Today’s event was part of a series of events that Secretary Duncan has hosted across the country to draw attention to President Barack Obama’s proposal to dramatically expand funding for early learning programs. Under the President’s proposal, Minnesota would receive $38.7 million in the first year it participates in the Preschool for All program. This funding, combined with a state match, would serve about 4,736 children in the first year of the program alone.
“President Obama has put forward a bold plan to make high-quality preschool affordable for all children – a vital step in putting young people on a path to a thriving middle class,” said Secretary Duncan. “As today’s visit and discussions proved, that federal effort builds on the leadership of states like Minnesota. Your state is doing that work in earnest; and your children are better for it.”
PHOTO: Governor Mark Dayton and U.S. Secretary of Education Arne Duncan [LINK]

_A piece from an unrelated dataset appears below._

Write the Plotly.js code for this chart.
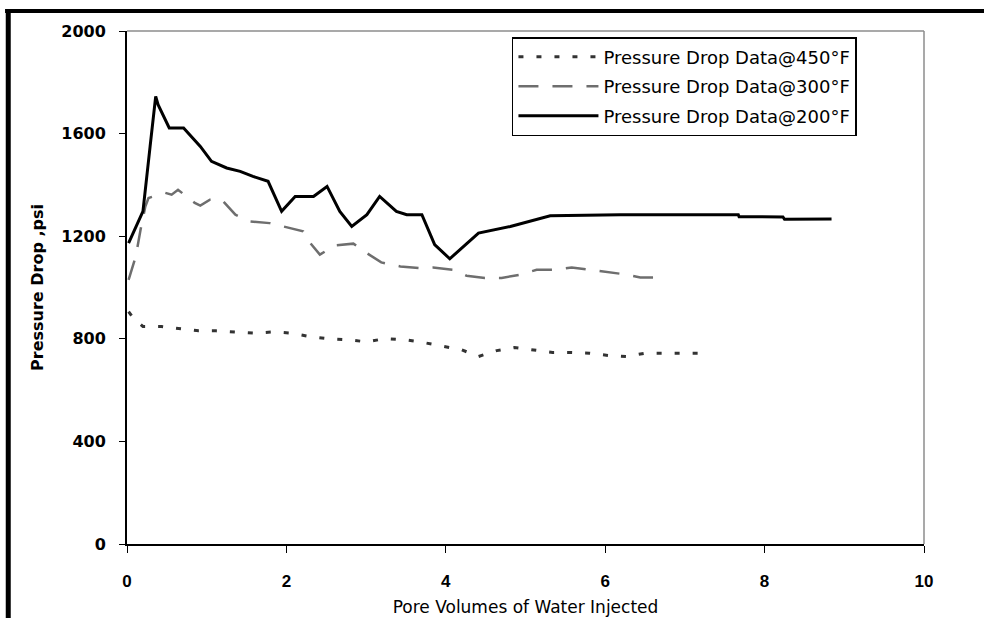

PHOTO: U.S. Secretary of Education Arne Duncan, Governor Mark Dayton, Commissioner Brenda Cassellius, and town hall panelists [LINK]
GOV. DAYTON AUDIO: “Back, in 1968-69 my senior year of college, I volunteered at a head start program in New Haven. And it was known back then that the Head Start boosted the opportunities for early learning, especially for kids of disadvantaged backgrounds. And Art Rolnick, and Mayor Don Fraser, of Minneapolis, about the same time, were saying, this is crucial – we have to start earlier – in terms of educational opportunities. We adults are slow learners, I guess, because it has taken us all this time now to really catch on, and to begin to catch up. I’m glad that it’s happened under my watch with the support of the legislators, and to get the first state funding for early childhood scholarships.” [LINK]

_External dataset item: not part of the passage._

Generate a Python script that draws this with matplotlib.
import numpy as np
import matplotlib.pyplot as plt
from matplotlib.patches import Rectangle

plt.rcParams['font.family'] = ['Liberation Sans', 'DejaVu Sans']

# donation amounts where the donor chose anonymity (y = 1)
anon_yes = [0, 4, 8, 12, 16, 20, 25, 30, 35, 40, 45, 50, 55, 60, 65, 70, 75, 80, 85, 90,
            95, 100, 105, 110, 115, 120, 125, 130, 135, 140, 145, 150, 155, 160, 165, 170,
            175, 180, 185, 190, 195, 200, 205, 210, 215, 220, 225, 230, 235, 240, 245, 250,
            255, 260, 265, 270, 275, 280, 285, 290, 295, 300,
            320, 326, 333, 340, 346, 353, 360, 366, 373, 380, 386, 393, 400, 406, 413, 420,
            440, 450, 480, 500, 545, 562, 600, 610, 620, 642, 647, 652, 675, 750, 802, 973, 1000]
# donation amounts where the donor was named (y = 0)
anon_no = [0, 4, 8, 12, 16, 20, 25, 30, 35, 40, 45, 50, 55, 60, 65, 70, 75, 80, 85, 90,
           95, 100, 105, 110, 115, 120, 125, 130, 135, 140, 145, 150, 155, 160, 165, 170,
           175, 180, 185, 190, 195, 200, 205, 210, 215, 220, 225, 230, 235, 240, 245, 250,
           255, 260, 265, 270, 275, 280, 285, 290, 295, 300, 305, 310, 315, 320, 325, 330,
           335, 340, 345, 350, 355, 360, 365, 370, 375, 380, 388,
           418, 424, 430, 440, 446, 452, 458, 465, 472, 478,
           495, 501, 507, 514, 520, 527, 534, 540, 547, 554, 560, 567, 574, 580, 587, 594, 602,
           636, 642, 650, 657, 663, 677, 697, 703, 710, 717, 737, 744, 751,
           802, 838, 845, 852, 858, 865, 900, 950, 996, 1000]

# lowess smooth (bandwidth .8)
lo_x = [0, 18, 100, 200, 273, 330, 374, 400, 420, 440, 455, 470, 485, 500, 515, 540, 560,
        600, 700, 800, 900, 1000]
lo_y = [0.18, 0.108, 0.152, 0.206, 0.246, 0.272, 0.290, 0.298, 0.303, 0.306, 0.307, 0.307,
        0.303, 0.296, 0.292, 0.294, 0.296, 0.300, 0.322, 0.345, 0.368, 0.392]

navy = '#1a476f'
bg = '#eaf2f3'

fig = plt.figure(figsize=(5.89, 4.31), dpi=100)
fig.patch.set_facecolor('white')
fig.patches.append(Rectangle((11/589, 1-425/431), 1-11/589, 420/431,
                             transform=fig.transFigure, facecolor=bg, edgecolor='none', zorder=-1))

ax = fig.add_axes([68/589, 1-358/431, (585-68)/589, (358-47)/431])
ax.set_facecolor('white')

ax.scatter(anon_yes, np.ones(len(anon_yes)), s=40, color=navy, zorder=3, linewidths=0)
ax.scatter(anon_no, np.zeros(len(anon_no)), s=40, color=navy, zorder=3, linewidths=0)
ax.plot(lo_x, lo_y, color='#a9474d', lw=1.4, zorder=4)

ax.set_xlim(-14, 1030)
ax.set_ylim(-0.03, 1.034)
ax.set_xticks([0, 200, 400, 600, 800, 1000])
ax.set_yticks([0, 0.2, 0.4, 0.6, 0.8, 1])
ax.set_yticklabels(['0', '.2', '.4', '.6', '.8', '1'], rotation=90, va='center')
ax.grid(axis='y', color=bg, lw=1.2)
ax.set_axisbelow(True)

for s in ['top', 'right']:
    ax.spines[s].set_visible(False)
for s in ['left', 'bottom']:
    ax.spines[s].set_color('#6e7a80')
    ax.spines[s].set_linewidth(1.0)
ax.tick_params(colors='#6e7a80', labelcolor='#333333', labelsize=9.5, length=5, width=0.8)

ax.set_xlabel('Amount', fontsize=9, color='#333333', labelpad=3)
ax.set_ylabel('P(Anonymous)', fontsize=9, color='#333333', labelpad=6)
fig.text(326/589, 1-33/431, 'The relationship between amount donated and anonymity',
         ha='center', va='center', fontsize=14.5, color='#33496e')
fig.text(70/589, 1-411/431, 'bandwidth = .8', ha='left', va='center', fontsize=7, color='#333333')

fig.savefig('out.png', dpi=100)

SEC. DUNCAN AUDIO: “So, the stakes have never been higher, and we've moved as a country far too slow in this area. So, what we want to do at the federal level is to simply partner with fantastic states like Minnesota, to try and cut back on that waiting list of 30,000 kids as fast as we can.” [LINK]
New Investments in Our Youngest Learners
Since 2005, state investments in early childhood education have been essentially flat, and in recent years Minnesota has ranked 39th in access to preschool for 4-year-olds. But Governor Dayton’s historic investment in early learning, combined with a $45 million federal Race to the Top Early Learning Grant from the U.S. Department of Education, have dramatically expanded access to quality, affordable early learning opportunities in Minnesota. Those new investments will pay off, delivering results for Minnesota’s children and our economy.

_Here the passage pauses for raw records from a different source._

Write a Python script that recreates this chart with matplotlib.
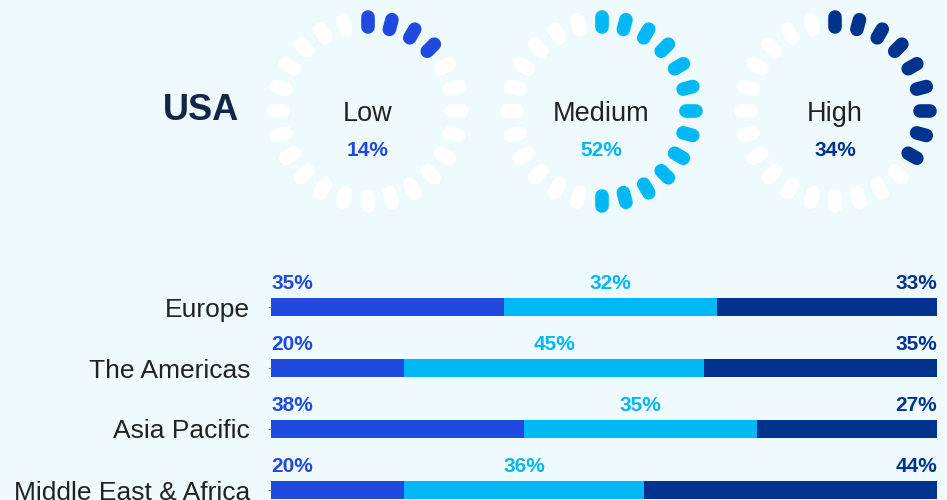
import math
import matplotlib
matplotlib.use("Agg")
from matplotlib import pyplot as plt
import numpy as np

# data
gauge_labels = ['Low', 'Medium', 'High']
usa_values = [14, 52, 34]
regions = ['Europe', 'The Americas', 'Asia Pacific', 'Middle East & Africa']
low = [35, 20, 38, 20]
medium = [32, 45, 35, 36]
high = [33, 35, 27, 44]

bg = '#EEFAFE'
colors = ['#2049E0', '#00B8F3', '#00338D']
plt.rcParams['font.family'] = ['Liberation Sans', 'DejaVu Sans']

W, H = 947, 500
fig = plt.figure(figsize=(W / 100, H / 100), dpi=100)
fig.patch.set_facecolor(bg)

# top part in pixel coords
top = fig.add_axes([0, 0, 1, 1])
top.set_xlim(0, W)
top.set_ylim(H, 0)
top.axis('off')
top.patch.set_alpha(0)

top.text(201, 110, 'USA', fontsize=26, fontweight='bold', color='#13264A',
         ha='center', va='center')

centers = [367.5, 601.5, 835]
cy = 111
n_dash = 24
r_in, r_out = 84.5, 94.5
for cx, lab, val, col in zip(centers, gauge_labels, usa_values, colors):
    n_on = math.ceil(val / 100 * n_dash)
    for i in range(n_dash):
        a = np.deg2rad(90 - i * 360 / n_dash)
        xs = [cx + r_in * np.cos(a), cx + r_out * np.cos(a)]
        ys = [cy - r_in * np.sin(a), cy - r_out * np.sin(a)]
        c = col if i < n_on else 'white'
        top.plot(xs, ys, color=c, lw=9.8, solid_capstyle='round')
    top.text(cx, cy + 3, lab, fontsize=19.5, color='#222222', ha='center', va='center')
    top.text(cx, cy + 40, f'{val}%', fontsize=15, fontweight='bold', color=col,
             ha='center', va='center')

# stacked bars
ax = fig.add_axes([271 / W, 0, 666 / W, 240 / H])
ax.patch.set_alpha(0)
y = np.arange(len(regions))
left = np.zeros(len(regions))
for vals, col in zip([low, medium, high], colors):
    ax.barh(y, vals, left=left, height=0.31, color=col)
    left = left + np.array(vals)
ax.set_xlim(0, 100)
ax.set_ylim((500 - 307) / 61, -(307 - 260) / 61)
for s in ax.spines.values():
    s.set_visible(False)
ax.set_xticks([])
ax.set_yticks(y)
ax.set_yticklabels(regions, fontsize=19, color='#222222')
ax.tick_params(axis='y', length=2, color='#888888', pad=13)

ly = -0.38
for i in range(len(regions)):
    ax.text(0, i + ly, f'{low[i]}%', color=colors[0], fontsize=15, fontweight='bold',
            ha='left', va='center')
    ax.text(low[i] + medium[i] / 2, i + ly, f'{medium[i]}%', color=colors[1],
            fontsize=15, fontweight='bold', ha='center', va='center')
    ax.text(100, i + ly, f'{high[i]}%', color=colors[2], fontsize=15, fontweight='bold',
            ha='right', va='center')

fig.savefig('out.png', dpi=100, facecolor=bg)
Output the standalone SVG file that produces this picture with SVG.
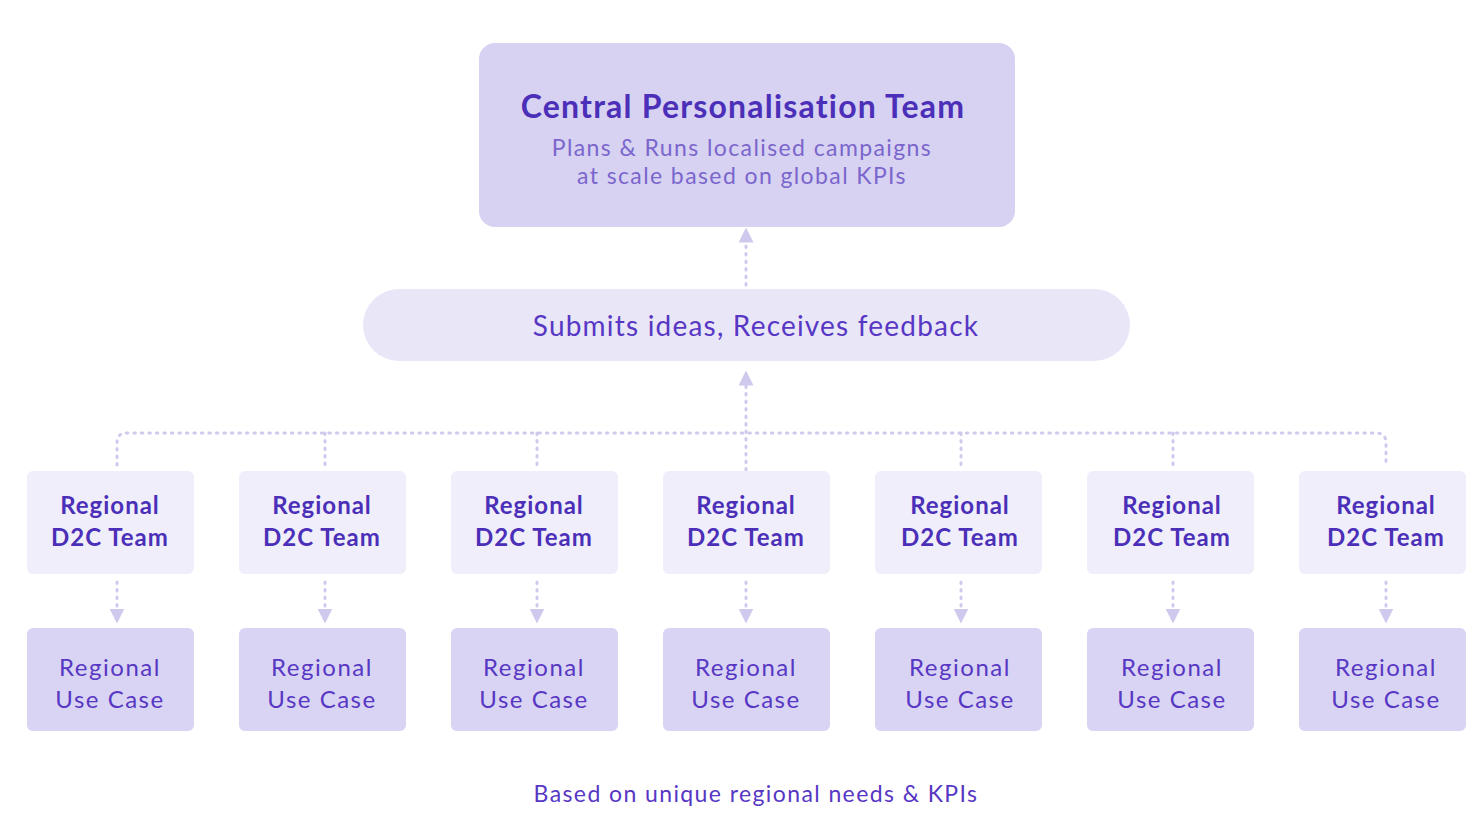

Preparing Children for Success in School. Recent studies show that half of all Kindergarteners in Minnesota are entering the K-12 system unprepared to learn. But those who enter Kindergarten prepared to learn are more likely to meet or exceed standards in reading and math by third grade, and less likely to require special education or remediation.
Addressing Minnesota’s Achievement Gap. Minnesota has one of the nations’ most glaring achievement gaps, ranking 49th among the 50 states. Numerous studies show that the best way to close this gap and adequately prepare all children for success in school and life is through strategic investments in high quality learning that prepare children for success in school.
A 16:1 Return on Investment. Children’s school readiness is a predictor of later outcomes – even lifelong outcomes. In fact, economists at the Federal Reserve Bank of Minneapolis have found that every $1 invested in high-quality early learning can yield as much as a $16 return on our investment. Most of that cost savings is in education, human services, and justice system savings, as well as increased tax revenue.
Other Key Early Learning Initiatives in Minnesota
Under Governor Dayton’s leadership, and with the support of the Obama Administration, Minnesota is making important progress toward preparing our earliest learners for success in school and life. Key early learning initiatives spearheaded by Governor Dayton since 2011 include the following:
Race to the Top – Early Learning Grants. Working collaboratively with partners from the non-profit and business community, as well as the Early Learning Council, Minnesota won a federal Race to the Top – Early Learning Grant for $45 million. This grant has fueled the Minnesota Department of Education’s efforts to develop a better aligned system of effective early childhood education.
Children’s Cabinet. Governor Dayton created a first-of-its-kind Children’s Cabinet consisting of the Commissioners of Education, Human Services, and Health. The purpose of the Cabinet is to better-coordinate policies, programs, and resources across agencies and communities to support improved outcomes for Minnesota’s children. The Cabinet is focused on ensuring all Minnesota kids are healthy, safe, supported, and prepared to achieve their full potential.
Early Learning Council. The Early Learning Council (ELC) makes recommendations to the Governor, Children’s Cabinet, and Legislature, including proposed legislation on how to effectively create a high-quality early childhood system in Minnesota, to ensure all children arrive at Kindergarten school-ready. The Council was created by Governor Dayton’s Executive Order 11-05.
Office of Early Learning. In 2011, Governor Dayton directed the Minnesota Department of Education to establish the Office of Early Learning – a collaborative effort of the Departments of Education, Health and Human Services that focuses solely on supporting Minnesota’s youngest learners.
Literacy Incentive Aid. In 2012, Governor Dayton enacted important legislation to ensure all children are reading well by third grade. This initiative invested $60 million to ensure every Minnesota school district has developed, published and implemented a statewide literacy plan, which includes support for professional development and financial incentives to schools that meet growth targets.